> **GIVEN INFORMATION**:
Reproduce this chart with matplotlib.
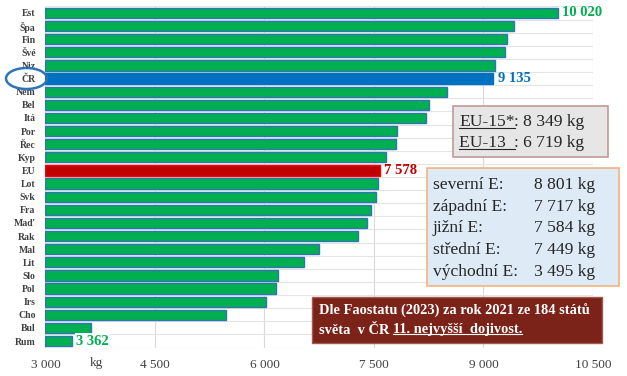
--
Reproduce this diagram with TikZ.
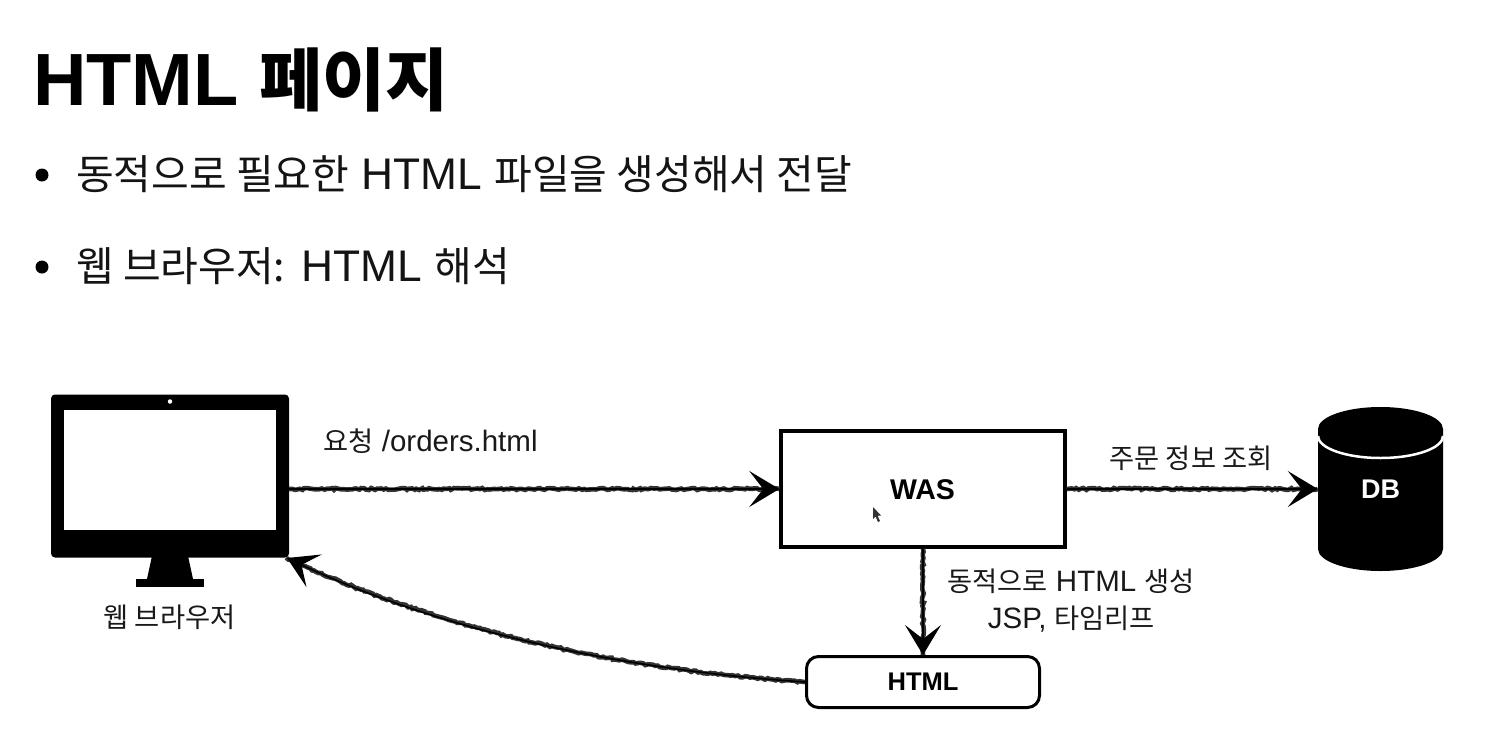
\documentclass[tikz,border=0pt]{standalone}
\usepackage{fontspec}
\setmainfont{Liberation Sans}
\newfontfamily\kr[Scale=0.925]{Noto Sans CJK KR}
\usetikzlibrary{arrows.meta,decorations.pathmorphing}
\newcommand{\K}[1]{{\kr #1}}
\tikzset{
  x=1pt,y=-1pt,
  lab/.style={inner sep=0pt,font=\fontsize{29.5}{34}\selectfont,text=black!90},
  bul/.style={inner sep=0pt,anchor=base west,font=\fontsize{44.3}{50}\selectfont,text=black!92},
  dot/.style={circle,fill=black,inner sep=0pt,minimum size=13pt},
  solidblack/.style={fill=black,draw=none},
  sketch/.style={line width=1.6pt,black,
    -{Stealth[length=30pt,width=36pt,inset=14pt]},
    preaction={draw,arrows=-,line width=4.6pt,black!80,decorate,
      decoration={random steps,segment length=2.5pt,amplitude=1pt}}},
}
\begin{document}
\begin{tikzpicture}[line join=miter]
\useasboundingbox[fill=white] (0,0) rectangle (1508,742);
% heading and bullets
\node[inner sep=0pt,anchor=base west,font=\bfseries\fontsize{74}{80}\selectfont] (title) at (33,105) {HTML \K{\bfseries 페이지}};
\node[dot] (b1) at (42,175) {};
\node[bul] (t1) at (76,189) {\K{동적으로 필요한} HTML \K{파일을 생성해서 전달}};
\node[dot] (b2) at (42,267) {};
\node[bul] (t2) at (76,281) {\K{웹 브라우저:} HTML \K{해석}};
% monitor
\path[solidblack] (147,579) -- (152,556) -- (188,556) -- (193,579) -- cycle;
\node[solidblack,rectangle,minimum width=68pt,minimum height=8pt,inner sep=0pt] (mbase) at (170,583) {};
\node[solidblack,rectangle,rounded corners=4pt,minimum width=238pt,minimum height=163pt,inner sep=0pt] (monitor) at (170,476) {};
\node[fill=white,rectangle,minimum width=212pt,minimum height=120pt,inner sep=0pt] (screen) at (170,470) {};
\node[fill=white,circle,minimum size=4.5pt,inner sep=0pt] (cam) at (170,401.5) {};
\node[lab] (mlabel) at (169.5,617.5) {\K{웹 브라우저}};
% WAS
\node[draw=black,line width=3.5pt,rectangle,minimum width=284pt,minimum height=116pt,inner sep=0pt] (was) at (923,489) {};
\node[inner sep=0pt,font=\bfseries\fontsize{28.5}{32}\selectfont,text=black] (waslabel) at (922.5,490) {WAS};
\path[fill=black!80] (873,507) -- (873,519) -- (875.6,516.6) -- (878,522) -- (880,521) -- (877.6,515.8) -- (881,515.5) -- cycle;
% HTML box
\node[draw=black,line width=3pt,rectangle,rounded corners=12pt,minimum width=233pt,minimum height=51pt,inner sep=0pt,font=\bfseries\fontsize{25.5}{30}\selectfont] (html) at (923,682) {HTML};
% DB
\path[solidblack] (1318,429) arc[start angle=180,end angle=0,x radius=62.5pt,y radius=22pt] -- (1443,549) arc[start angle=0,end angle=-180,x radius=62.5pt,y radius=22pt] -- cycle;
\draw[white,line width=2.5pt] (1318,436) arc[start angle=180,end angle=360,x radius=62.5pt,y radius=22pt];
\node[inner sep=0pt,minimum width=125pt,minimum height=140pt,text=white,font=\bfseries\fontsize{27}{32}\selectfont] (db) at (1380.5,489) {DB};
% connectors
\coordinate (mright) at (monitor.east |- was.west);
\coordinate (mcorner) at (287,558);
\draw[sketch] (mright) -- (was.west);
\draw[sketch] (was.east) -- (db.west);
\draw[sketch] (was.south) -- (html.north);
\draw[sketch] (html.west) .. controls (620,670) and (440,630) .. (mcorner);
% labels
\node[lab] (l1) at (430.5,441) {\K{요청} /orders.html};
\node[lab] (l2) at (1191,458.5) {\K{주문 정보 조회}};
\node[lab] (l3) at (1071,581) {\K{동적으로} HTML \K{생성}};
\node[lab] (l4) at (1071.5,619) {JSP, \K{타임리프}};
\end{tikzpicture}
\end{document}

> **STATED PROBLEM**:
Where a line above includes "this", copy that line.

> **SOLUTION**:
Reproduce this chart with matplotlib.
Reproduce this diagram with TikZ.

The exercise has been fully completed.